From Brooks today...you just knew this crap was coming.
Seven years after mortally wounding the Players’ Association, the NHL Board of Governors is moving in for yet another kill, its first collective bargaining submission yesterday in Toronto as much a declaration of war as an initial proposal off which to negotiate.
The league power brokers who canceled the 2004-05 season in order to get the hard cap that is contained in the CBA that expires on Sept. 15 after seven seasons of unprecedented revenue growth, are essentially challenging the players, now led by Donald Fehr, to accept another round of massive givebacks or be prepared to miss 2012-13.
Unless the players cave in historic fashion, a lengthy lockout is a certainty.
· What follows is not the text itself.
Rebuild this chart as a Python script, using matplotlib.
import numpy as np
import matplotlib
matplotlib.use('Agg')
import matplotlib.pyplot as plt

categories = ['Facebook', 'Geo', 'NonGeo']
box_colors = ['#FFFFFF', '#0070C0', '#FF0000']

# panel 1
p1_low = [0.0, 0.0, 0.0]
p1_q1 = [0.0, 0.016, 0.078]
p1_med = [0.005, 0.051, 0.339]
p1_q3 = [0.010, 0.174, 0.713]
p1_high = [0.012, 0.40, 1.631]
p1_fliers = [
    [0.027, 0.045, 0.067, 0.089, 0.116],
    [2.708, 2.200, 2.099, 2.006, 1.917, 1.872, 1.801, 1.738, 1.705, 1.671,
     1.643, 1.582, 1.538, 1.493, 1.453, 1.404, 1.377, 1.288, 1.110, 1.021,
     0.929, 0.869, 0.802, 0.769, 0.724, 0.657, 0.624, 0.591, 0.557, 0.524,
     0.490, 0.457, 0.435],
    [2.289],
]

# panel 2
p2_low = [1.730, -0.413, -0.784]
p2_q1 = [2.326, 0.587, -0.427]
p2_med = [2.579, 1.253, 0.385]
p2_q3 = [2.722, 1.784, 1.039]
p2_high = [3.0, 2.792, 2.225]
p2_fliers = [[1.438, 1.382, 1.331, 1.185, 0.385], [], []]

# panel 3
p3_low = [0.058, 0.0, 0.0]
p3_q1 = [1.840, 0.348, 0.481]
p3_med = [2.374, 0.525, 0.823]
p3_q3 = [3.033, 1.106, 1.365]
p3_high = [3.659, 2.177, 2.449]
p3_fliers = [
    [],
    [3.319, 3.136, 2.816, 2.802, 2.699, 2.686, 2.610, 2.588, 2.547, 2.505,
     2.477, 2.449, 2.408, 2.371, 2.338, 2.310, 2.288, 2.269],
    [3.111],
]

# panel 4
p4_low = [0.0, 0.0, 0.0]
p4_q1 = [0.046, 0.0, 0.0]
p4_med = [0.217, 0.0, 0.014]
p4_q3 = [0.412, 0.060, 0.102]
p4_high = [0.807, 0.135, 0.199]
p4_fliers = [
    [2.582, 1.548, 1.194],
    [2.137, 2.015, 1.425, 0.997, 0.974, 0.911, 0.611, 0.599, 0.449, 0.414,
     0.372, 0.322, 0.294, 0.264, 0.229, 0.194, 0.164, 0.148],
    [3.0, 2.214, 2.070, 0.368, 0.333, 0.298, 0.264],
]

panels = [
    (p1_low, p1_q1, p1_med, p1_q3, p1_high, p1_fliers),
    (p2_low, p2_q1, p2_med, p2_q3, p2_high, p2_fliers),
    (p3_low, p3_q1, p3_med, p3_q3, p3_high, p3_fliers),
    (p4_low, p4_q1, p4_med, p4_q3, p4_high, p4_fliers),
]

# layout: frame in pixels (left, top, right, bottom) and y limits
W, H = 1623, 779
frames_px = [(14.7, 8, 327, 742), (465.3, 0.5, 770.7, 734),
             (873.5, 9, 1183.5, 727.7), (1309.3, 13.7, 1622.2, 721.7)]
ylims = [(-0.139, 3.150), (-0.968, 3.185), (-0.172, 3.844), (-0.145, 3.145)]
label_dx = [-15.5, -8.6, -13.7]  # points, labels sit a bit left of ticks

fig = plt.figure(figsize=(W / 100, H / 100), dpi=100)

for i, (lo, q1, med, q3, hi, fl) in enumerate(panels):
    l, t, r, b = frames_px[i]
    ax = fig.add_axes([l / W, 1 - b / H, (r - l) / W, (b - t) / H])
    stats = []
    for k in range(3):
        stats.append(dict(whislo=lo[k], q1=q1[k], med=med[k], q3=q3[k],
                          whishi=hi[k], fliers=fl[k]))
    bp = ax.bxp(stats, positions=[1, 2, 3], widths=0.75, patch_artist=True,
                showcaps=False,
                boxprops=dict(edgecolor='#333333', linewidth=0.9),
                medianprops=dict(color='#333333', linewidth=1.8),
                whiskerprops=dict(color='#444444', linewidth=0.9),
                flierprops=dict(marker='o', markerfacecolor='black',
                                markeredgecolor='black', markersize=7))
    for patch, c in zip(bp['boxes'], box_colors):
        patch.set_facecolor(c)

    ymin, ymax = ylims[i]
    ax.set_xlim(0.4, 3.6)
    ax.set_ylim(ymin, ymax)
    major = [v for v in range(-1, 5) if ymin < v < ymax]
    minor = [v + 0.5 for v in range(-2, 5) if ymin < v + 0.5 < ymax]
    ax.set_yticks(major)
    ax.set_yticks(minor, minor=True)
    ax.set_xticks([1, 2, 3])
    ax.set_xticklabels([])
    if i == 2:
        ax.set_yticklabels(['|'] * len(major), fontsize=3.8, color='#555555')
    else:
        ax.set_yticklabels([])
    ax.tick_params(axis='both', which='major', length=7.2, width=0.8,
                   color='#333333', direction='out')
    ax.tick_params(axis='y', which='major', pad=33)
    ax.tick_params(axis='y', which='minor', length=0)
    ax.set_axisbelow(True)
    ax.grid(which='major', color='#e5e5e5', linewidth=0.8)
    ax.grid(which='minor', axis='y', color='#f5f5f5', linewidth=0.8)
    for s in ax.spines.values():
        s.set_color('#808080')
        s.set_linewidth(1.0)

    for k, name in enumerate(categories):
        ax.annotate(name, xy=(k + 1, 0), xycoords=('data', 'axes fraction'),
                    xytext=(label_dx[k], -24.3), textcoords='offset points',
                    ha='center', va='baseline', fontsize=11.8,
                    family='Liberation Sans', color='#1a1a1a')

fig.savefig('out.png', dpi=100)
Sources within the industry last night told The Post the league is not only demanding the players accept a cut in their percentage of the gross from the current 57 percent to 46 percent, but also recalculating the definition of Hockey Related Revenue so the pot from which the owners and players share would be drastically reduced.
Moreover, the NHL proposal would reduce the team ceiling (the cap number) from the current $8 million over the midpoint to $4 million over the midpoint while maintaining the club floor at $8 million below the midpoint.
The Post has learned that the NHL — which declared a record $3.2 billion in revenue for 2011-12 — is calling for a five-year term limit on all contracts, in which signing bonuses would be forbidden and salaries would be the same for every year of the contract.
There is currently no restriction on contract lengths with few restrictions on signing bonuses and on front-loading to reduce cap hits on long-term deals.
The proposal calls for unrestricted free agency to be granted only after a player has accrued 10 seasons in the NHL, without regard to age. Players currently are eligible to become free agents either at the age of 27 or after seven accrued seasons in the NHL.
In addition, the proposal would eliminate salary arbitration and extend Entry Level contracts from three years to five years.
Neither the NHL nor NHLPA has publicly acknowledged the proposal. A meeting between the parties is believed to be scheduled for this week in New York.